Of course, there is a lot of pun intended here. We (zAgile) recently added semantic capabilities to Atlassian's Confluence wiki and are quite excited about its impact to a very popular yet traditional wiki.
In my earlier blogs, I had been talking about my quest for semantic wikis. Wikis provide an easy way for teams to produce and organize content--creating very effective central repositories, often used for cross-departmental collaboration and information exchange. The problems arise when all this statically organized content becomes unwieldy in terms of maintenance, and more importantly access. You end up spending lots of time in wildcard searches across all this content, repetitively navigating complex hierarchical page structures and constantly maintaining links across wiki pages to keep the content credible and current.
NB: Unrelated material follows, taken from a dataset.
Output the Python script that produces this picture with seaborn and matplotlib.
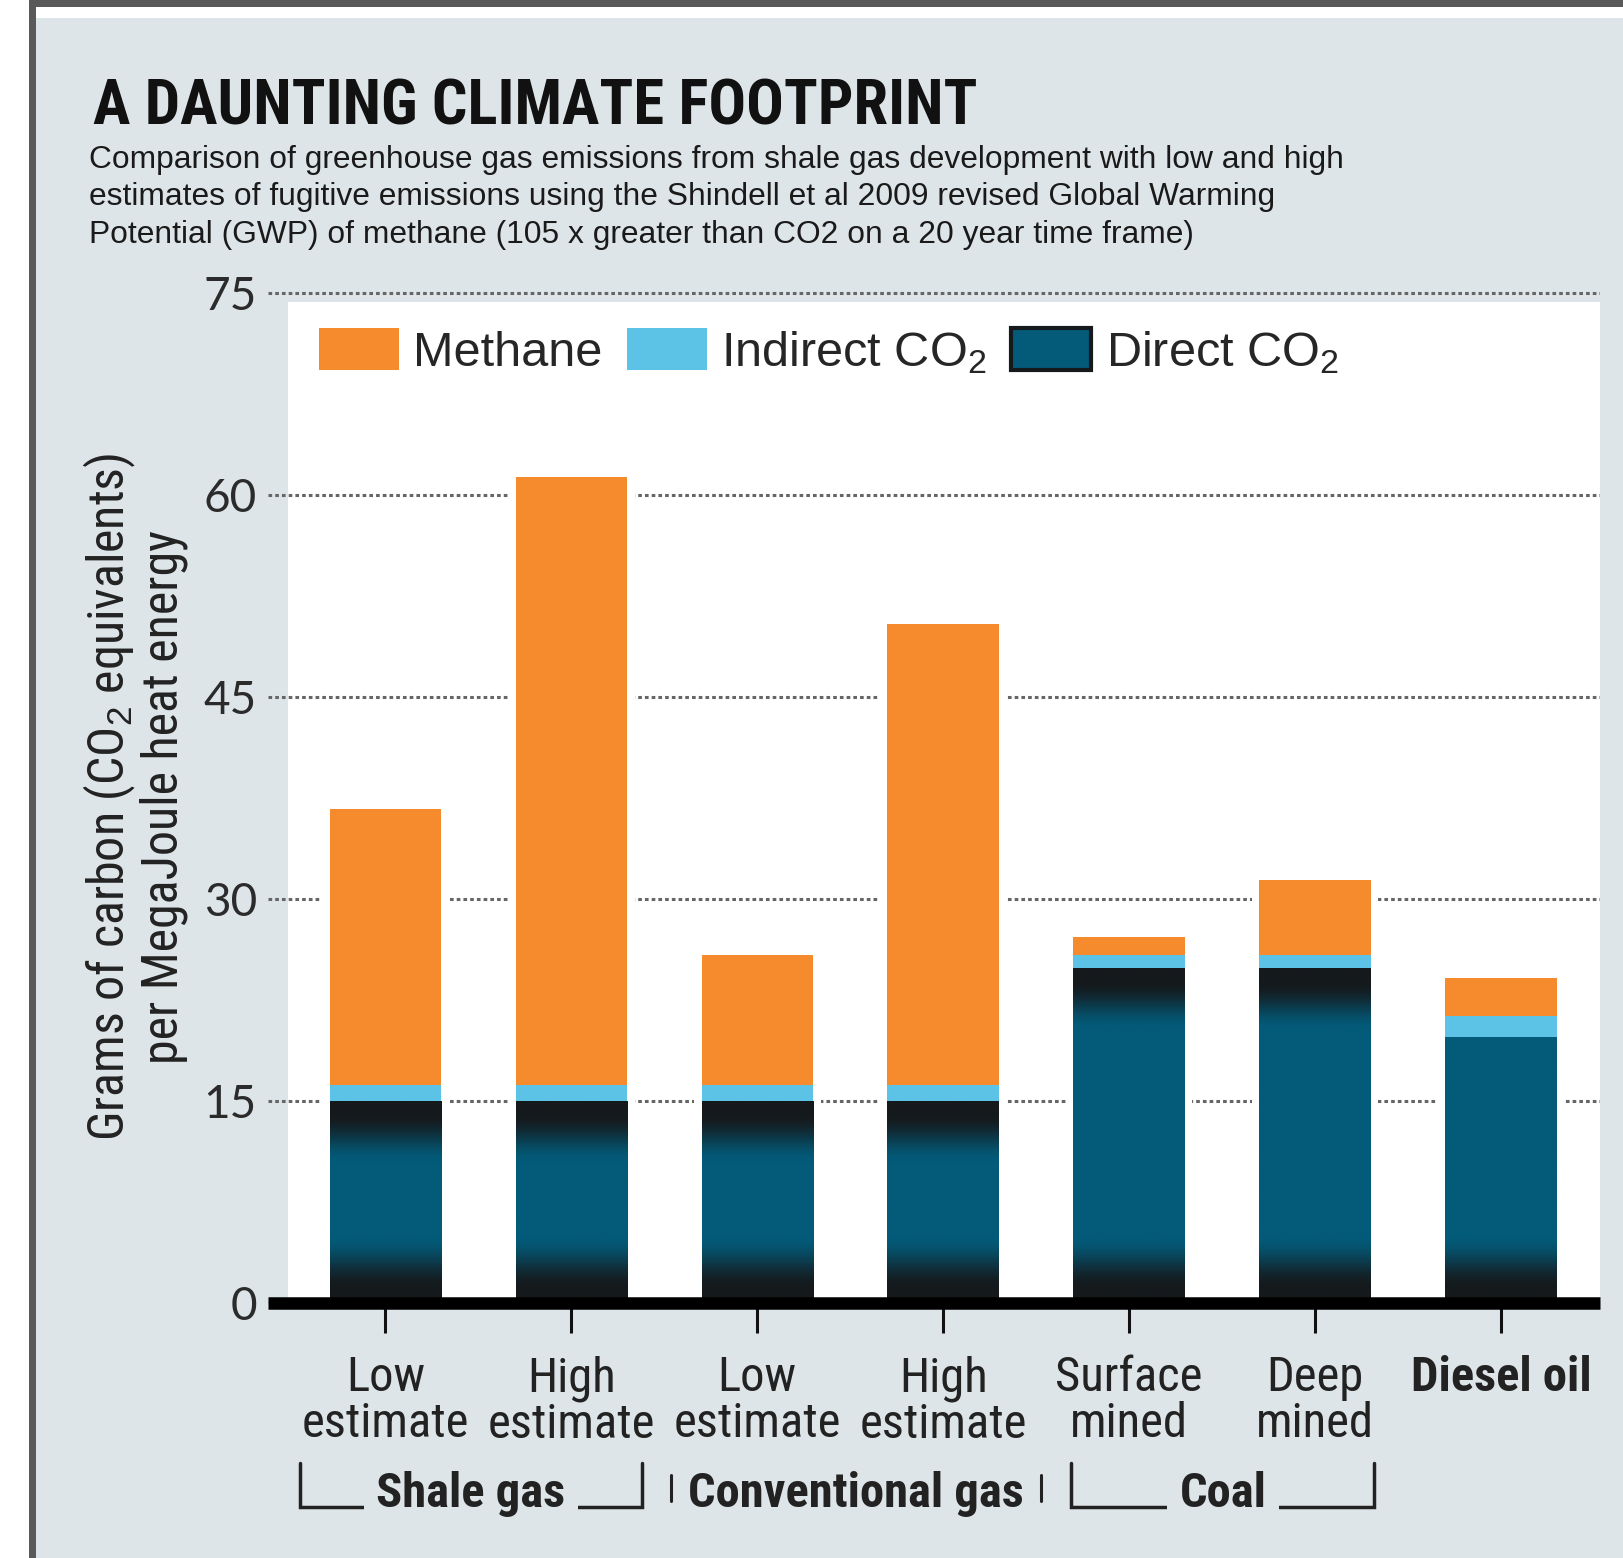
import matplotlib
matplotlib.use("Agg")
import matplotlib.pyplot as plt
from matplotlib import font_manager
from matplotlib.patches import Rectangle, Patch
from matplotlib.transforms import blended_transform_factory
import numpy as np
import pandas as pd
import seaborn as sns

# values (grams of carbon, CO2 equivalents, per MJ)
sources = ["Shale low", "Shale high", "Conventional low", "Conventional high",
           "Coal surface", "Coal deep", "Diesel oil"]
tick_labels = ["Low\nestimate", "High\nestimate", "Low\nestimate", "High\nestimate",
               "Surface\nmined", "Deep\nmined", "Diesel oil"]
direct_co2 = [15.0, 15.0, 15.0, 15.0, 24.9, 24.85, 19.75]
indirect_co2 = [1.2, 1.2, 1.2, 1.2, 0.9, 0.95, 1.55]
methane = [20.5, 45.1, 9.6, 34.2, 1.4, 5.6, 2.85]
group_names = ["Shale gas", "Conventional gas", "Coal"]
y_ticks = [0, 15, 30, 45, 60, 75]

# bracket extents under the labels (x in category units)
bracket_x = [(-0.46, 1.38), (1.535, 3.525), (3.69, 5.32)]

df = pd.DataFrame({"source": sources, "direct": direct_co2,
                   "indirect": indirect_co2, "methane": methane})
df["fossil"] = df["direct"] + df["indirect"]
df["total"] = df["fossil"] + df["methane"]

# colours
bg = "#dee5e8"
orange = "#f58b2d"
light_blue = "#5cc3e6"
teal = "#035b79"
dark = "#15191c"

sns.set_style("white")
names = {f.name for f in font_manager.fontManager.ttflist}


def pick(*cands):
    for c in cands:
        if c in names:
            return c
    return "DejaVu Sans"


narrow = pick("Liberation Sans Narrow", "Roboto Condensed", "DejaVu Sans Condensed", "Liberation Sans")
sans = pick("Liberation Sans", "Arimo", "DejaVu Sans")
digits = pick("Lato", "Open Sans", "DejaVu Sans")
plt.rcParams["font.family"] = [sans, "DejaVu Sans"]
plt.rcParams["mathtext.fontset"] = "custom"
plt.rcParams["mathtext.rm"] = sans
plt.rcParams["mathtext.it"] = sans

fig = plt.figure(figsize=(16.24, 15.58), dpi=100, facecolor=bg)

# page frame
for x, y, w, h, c in [(0, 0, 0.01786, 1, "white"),
                      (0.01786, 0, 0.00431, 1, "#595959"),
                      (0.01786, 0.99551, 0.98214, 0.00449, "#595959"),
                      (0.02217, 0.98845, 0.97783, 0.00706, "white")]:
    fig.patches.append(Rectangle((x, y), w, h, transform=fig.transFigure,
                                 fc=c, ec="none", zorder=0))

ax = fig.add_axes([0.16502, 0.16367, 0.82020, 0.65359])
ax.set_facecolor("none")

# white plotting panel
ax.add_patch(Rectangle((0.015, 0), 0.985, 74.3,
                       transform=blended_transform_factory(ax.transAxes, ax.transData),
                       fc="white", ec="none", zorder=0.1))

# white halo so the dotted grid stops short of the bars
sns.barplot(data=df, x="source", y="total", color="white", width=0.68,
            saturation=1, errorbar=None, linewidth=0, ax=ax, zorder=0.8)
sns.barplot(data=df, x="source", y="total", color=orange, width=0.6,
            saturation=1, errorbar=None, linewidth=0, ax=ax, zorder=1)
sns.barplot(data=df, x="source", y="fossil", color=light_blue, width=0.6,
            saturation=1, errorbar=None, linewidth=0, ax=ax, zorder=1.1)
sns.barplot(data=df, x="source", y="direct", color=teal, width=0.6,
            saturation=1, errorbar=None, linewidth=0, ax=ax, zorder=1.2)
direct_bars = ax.containers[-1]

# dark shading at top and bottom of the direct CO2 bars
teal_rgb = np.array(matplotlib.colors.to_rgb(teal))
dark_rgb = np.array(matplotlib.colors.to_rgb(dark))
top_shade = [1, 1, 1, 1, 1, 1, 0]
for bar, ts in zip(direct_bars, top_shade):
    x0, w, h = bar.get_x(), bar.get_width(), bar.get_height()
    lev = np.linspace(0, h, 300)
    d_bot = np.clip((5.0 - lev) / 4.0, 0, 1)
    d_top = ts * np.clip((4.6 - (h - lev)) / 3.6, 0, 1)
    d = np.maximum(d_bot, d_top)
    d = d * d * (3 - 2 * d)
    rgb = teal_rgb[None, :] * (1 - d[:, None]) + dark_rgb[None, :] * d[:, None]
    im = ax.imshow(rgb[:, None, :], extent=[x0, x0 + w, 0, h], origin="lower",
                   aspect="auto", interpolation="bilinear", zorder=1.3)
    im.set_clip_path(bar)

ax.set_xlim(-0.632, 6.533)
ax.set_ylim(0, 75.6)

# grid
ax.set_yticks(y_ticks)
ax.set_axisbelow(True)
ax.yaxis.grid(True, color="#666666", linewidth=2.2, linestyle=(0, (1.2, 1.0)))
ax.xaxis.grid(False)

for s in ["top", "right", "left"]:
    ax.spines[s].set_visible(False)
ax.spines["bottom"].set_linewidth(9)
ax.spines["bottom"].set_color("black")
ax.spines["bottom"].set_capstyle("butt")
ax.spines["bottom"].set_zorder(3)

ax.set_xticks(range(len(sources)))
ax.set_xticklabels(tick_labels, fontfamily=narrow, fontsize=35, color="#222222",
                   linespacing=1.0)
ax.get_xticklabels()[-1].set_fontweight("bold")
ax.tick_params(axis="x", length=21.6, width=2.2, color="#111111", pad=16,
               direction="out", bottom=True)
ax.tick_params(axis="y", length=0, pad=8, labelsize=33, labelcolor="#2b2b2b",
               labelfontfamily=digits)

ax.set_xlabel("")
ax.set_ylabel("Grams of carbon (CO$_2$ equivalents)\nper MegaJoule heat energy",
              fontfamily=narrow, fontsize=36, color="#222222", linespacing=1.05)
ax.yaxis.set_label_coords(-0.060, 0.497)

# legend
handles = [Patch(fc=orange, ec="none"), Patch(fc=light_blue, ec="none"),
           Patch(fc=teal, ec=dark, lw=3)]
labels = ["Methane", "Indirect CO$_2$", "Direct CO$_2$"]
ax.legend(handles, labels, loc="center left", bbox_to_anchor=(0.0383, 0.934),
          ncol=3, frameon=False, prop={"family": sans, "size": 35},
          handlelength=1.65, handleheight=0.97, handletextpad=0.29,
          columnspacing=0.5, borderpad=0, borderaxespad=0)

# group brackets under the tick labels
tr = blended_transform_factory(ax.transData, fig.transFigure)
y_top, y_bot, y_txt = 0.0610, 0.0327, 0.0411
for name, (left, right) in zip(group_names, bracket_x):
    if name == "Conventional gas":
        for xx in (left, right):
            ax.plot([xx, xx], [0.0363, 0.0530], transform=tr, color="#222222",
                    lw=2.2, clip_on=False)
        box = None
    else:
        ax.plot([left, left, right, right], [y_top, y_bot, y_bot, y_top],
                transform=tr, color="#222222", lw=2.5, clip_on=False,
                solid_joinstyle="miter")
        box = dict(fc=bg, ec="none", pad=9)
    ax.text((left + right) / 2, y_txt, name, transform=tr, ha="center", va="center",
            fontfamily=narrow, fontweight="bold", fontsize=35, color="#222222",
            bbox=box)

# title and subtitle
fig.text(0.0573, 0.9204, "A DAUNTING CLIMATE FOOTPRINT", fontfamily=narrow,
         fontweight="bold", fontsize=45, color="#111111", va="baseline")
sub_lines = ["Comparison of greenhouse gas emissions from shale gas development with low and high",
             "estimates of fugitive emissions using the Shindell et al 2009 revised Global Warming",
             "Potential (GWP) of methane (105 x greater than CO2 on a 20 year time frame)"]
for line, yy in zip(sub_lines, [0.8922, 0.8684, 0.8440]):
    fig.text(0.0548, yy, line, fontfamily=sans, fontsize=22.9, color="#1a1a1a",
             va="baseline")

fig.savefig("out.png", dpi=100, facecolor=bg)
Semantic capabilities make wikis a dynamic application. Addressing the problems noted above, they allow for content to be 'semantically' annotated with the annotations stored in semantic repositories, therefore, the meaning is captured in a machine-processable way and is more directly searchable, shareable and accessible across applications not just from within the wiki itself.
To 'semantically' enable Confluence, we have taken the following steps:
- Provided support for SPARQL in Confluence. Analogous to SQL, you can embed SPARQL queries anywhere in a page and the data may be retrieved from semantic repositories anywhere on the web. This allows for auto integration/incorporation of data from external systems into the wiki. These queries can also provide a mechanism for dynamically organizing more readily addressable wiki content.
- Provide Semantic Forms in the wiki which allow users to create 'structured' or semantically annotated content. The data and object attributes associated with a page created using such a form are captured in the semantic repository while the page maintains a composite of both semantic and unstructured content. We have used such forms to create Feature/Requirements Documents on a wiki page. Since the page is annotated using Requirements ontology, this provides a very effective approach to link requirements to projects, tasks, bugs, test cases, etc. in a software engineering lifecycle -- all data that exists in tools external to the wiki.
- Provide macros that allow users to annotate any existing page on a wiki based on the available set of ontologies (Project, Person, Document, Process, etc.). Again, semantic annotations provide a deeper and more structured mechanism than just metadata tags for capturing relevant information from each page and organizing it within the wiki in a more meaningful way as well as integrating it with external applications.
And lastly, this semantic capability can now be added to any extensible wiki -- to make it wiki'd semart and sparql'ing :)
-Sanjiva, Orinda, October '08
Great post. Confluence is very interesting to say the least.